Keeping our eye on the ball: Budget 2010

Everyone concerned about the future of Canada’s social programs, transfers to individuals (like pensions), and government programs in general should be keeping a keen eye on Ottawa for the next month as we get closer to budget day on March 3rd.  The Harper conservatives have been thinking about this day for a long time but their plans, usually firm long before implementation, and designed personally by Harper, are in disarray this time.

Harper is juggling various strategic balls at the moment and each of them has risk associated with it. First, Harper did not expect to be heading for this first big deficit budget tied with the Liberals in the polls. His gross miscalculation about the impact of shutting down Parliament has thrown a serious wrench into the works. While it is impossible to be certain, there is good reason to believe that he might have forced an election on the budget – placing in it some calculated outrage that the opposition parties would have to vote against. Polls in the fall – when planning began in earnest – suggested a possible majority. That is now dead in the water.

According to the Globe and Mail there is real dissent within the ranks of the government over the relative political benefits of going after the deficit versus continuing stimulus spending – or at least, not cutting normal expenditures. This question takes on much greater significance given that Harper now does not control the political agenda. Even in early January Finance Minister Flaherty was warning about “restraint.”  No more. The message now is more nuanced and exposes real confusion in the bunker.

Both Harper’s options have risks. If he starts hacking away at the things he hates – almost everything but defence spending – Harper risks angering even more Canadians whose economic insecurity is still front of mind. Unemployment is not coming down and many Canadians are maintaining their life style in spite of hardship by borrowing on the increased value of their homes. The rapid increase in home values has postponed the moment of truth for many people. But the real estate bubble that I warned about last fall is now beginning to worry even the executive of the Big Six Banks – the short term beneficiaries of easy mortgage money. If that bubble – not in danger of bursting just yet – should grow and stimulus funding cause inflation and higher interest rates, the risk of a mortgage default crisis becomes real. Harper does not want to be planning for an election during such a crisis as it would mean certain defeat.

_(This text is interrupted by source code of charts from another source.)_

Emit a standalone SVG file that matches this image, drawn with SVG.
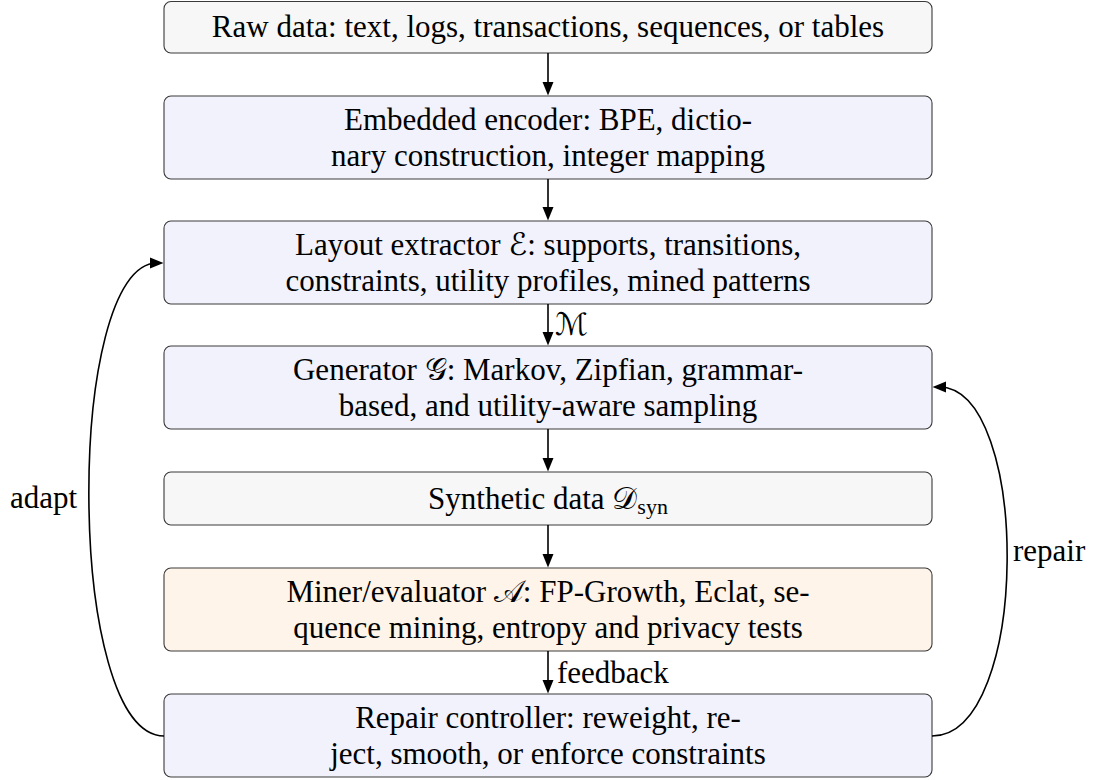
<svg xmlns="http://www.w3.org/2000/svg" width="1094" height="780" viewBox="0 0 1094 780">
<style>
.t { font-size: 31px; fill: #000; }
.l { font-size: 31px; fill: #000; }
.c { text-anchor: middle; }
.box { stroke: #3a3a3a; stroke-width: 1.1; }
.gray { fill: #f7f7f7; }
.blue { fill: #f2f2fd; }
.orange { fill: #fff4e9; }
.dj { font-family: "DejaVu Serif", "DejaVu Sans", serif; }
.sub { font-size: 22px; }
.conn { fill: none; stroke: #000; stroke-width: 1.6; }
</style>
<defs>
<marker id="ah" markerUnits="userSpaceOnUse" markerWidth="14" markerHeight="12" viewBox="0 0 14 12" refX="7" refY="6" orient="auto">
<path d="M0,0.5 L13.5,6 L0,11.5 z" fill="#000"/>
</marker>
</defs>
<g id="n1"><rect class="box gray" x="164" y="1.5" width="768" height="51.5" rx="7"/><text class="t c" font-family="Liberation Serif, serif" x="548" y="37">Raw data: text, logs, transactions, sequences, or tables</text></g>
<g id="n2"><rect class="box blue" x="164" y="96" width="768" height="83" rx="7"/><text class="t c" font-family="Liberation Serif, serif" x="548" y="129.5">Embedded encoder: BPE, dictio-</text><text class="t c" font-family="Liberation Serif, serif" x="548" y="165.5">nary construction, integer mapping</text></g>
<g id="n3"><rect class="box blue" x="164" y="221" width="768" height="83" rx="7"/><text class="t c" font-family="Liberation Serif, serif" x="548" y="254.5">Layout extractor <tspan class="dj">ℰ</tspan>: supports, transitions,</text><text class="t c" font-family="Liberation Serif, serif" x="548" y="290.5">constraints, utility profiles, mined patterns</text></g>
<g id="n4"><rect class="box blue" x="164" y="346" width="768" height="83" rx="7"/><text class="t c" font-family="Liberation Serif, serif" x="548" y="379.5">Generator <tspan>𝒢</tspan>: Markov, Zipfian, grammar-</text><text class="t c" font-family="Liberation Serif, serif" x="548" y="415.5">based, and utility-aware sampling</text></g>
<g id="n5"><rect class="box gray" x="164" y="472" width="768" height="53" rx="7"/><text class="t c" font-family="Liberation Serif, serif" x="548" y="508.5">Synthetic data <tspan>𝒟</tspan><tspan class="sub" dy="5">syn</tspan></text></g>
<g id="n6"><rect class="box orange" x="164" y="568" width="768" height="83" rx="7"/><text class="t c" font-family="Liberation Serif, serif" x="548" y="601.5">Miner/evaluator <tspan>𝒜</tspan>: FP-Growth, Eclat, se-</text><text class="t c" font-family="Liberation Serif, serif" x="548" y="637.5">quence mining, entropy and privacy tests</text></g>
<g id="n7"><rect class="box blue" x="164" y="694" width="768" height="83" rx="7"/><text class="t c" font-family="Liberation Serif, serif" x="548" y="727.5">Repair controller: reweight, re-</text><text class="t c" font-family="Liberation Serif, serif" x="548" y="763.5">ject, smooth, or enforce constraints</text></g>
<g id="connectors">
<line class="conn" x1="548" y1="53" x2="548" y2="89" marker-end="url(#ah)"/>
<line class="conn" x1="548" y1="179" x2="548" y2="214" marker-end="url(#ah)"/>
<line class="conn" x1="548" y1="304" x2="548" y2="339" marker-end="url(#ah)"/>
<line class="conn" x1="548" y1="429" x2="548" y2="465" marker-end="url(#ah)"/>
<line class="conn" x1="548" y1="525" x2="548" y2="561" marker-end="url(#ah)"/>
<line class="conn" x1="548" y1="651" x2="548" y2="687" marker-end="url(#ah)"/>
<path class="conn" d="M164,736 C65,736 65,263 157,263" marker-end="url(#ah)"/>
<path class="conn" d="M932,736 C1031,736 1031,387 939,387" marker-end="url(#ah)"/>
<text class="l dj" x="555" y="335">ℳ</text>
<text class="l" font-family="Liberation Serif, serif" x="557" y="683">feedback</text>
<text class="l" font-family="Liberation Serif, serif" x="10" y="508">adapt</text>
<text class="l" font-family="Liberation Serif, serif" x="1013" y="561">repair</text>
</g>
</svg>
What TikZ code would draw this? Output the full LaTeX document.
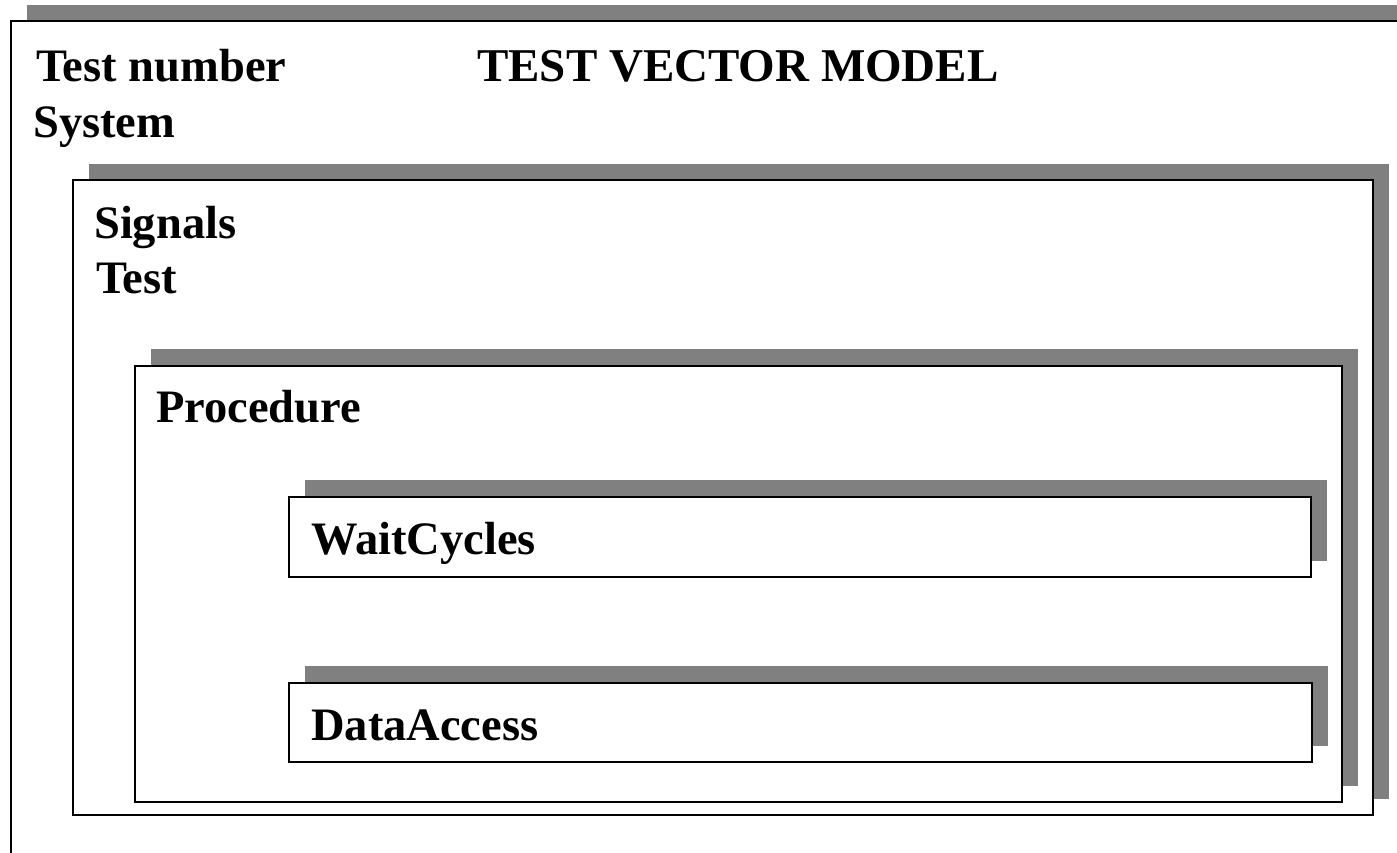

It is fascinating to watch how the framing of an issue can change almost overnight in the right circumstances. I, along with a lot of others, would have thought that the sustained and relentless 1990s campaign against deficits would have placed a permanent taboo on public acceptance of them. But the financial crisis changed that. When those who were most vociferous about no more deficits (the hit-the-debt-wall crowd) suddenly reversed course, the taboo simply melted away.

That is what a recent poll suggests.  When asked which should be the government’s priority – spending to create jobs or controlling spending to eliminate the deficit, 51% of Canadians said keep spending versus 44% who said control spending. Even amongst self-identified Conservative voters the numbers were very close: 50% were for controlling spending, 46% for continuing the stimulus.  Women, who are now moving to the Liberals away from the Conservatives, were in favour of continued spending by a margin of 55% to 40%. In every important contested province except Quebec the numbers supported spending – in BC 53% to 38%.

There is good reason to believe that any serious cuts will be postponed – perhaps only till the fall and an economic update. But that time will be valuable for progressive forces because it will give us time to organize a campaign to tax the rich – and corporations – as the only sane and rational way to get back to fiscal health.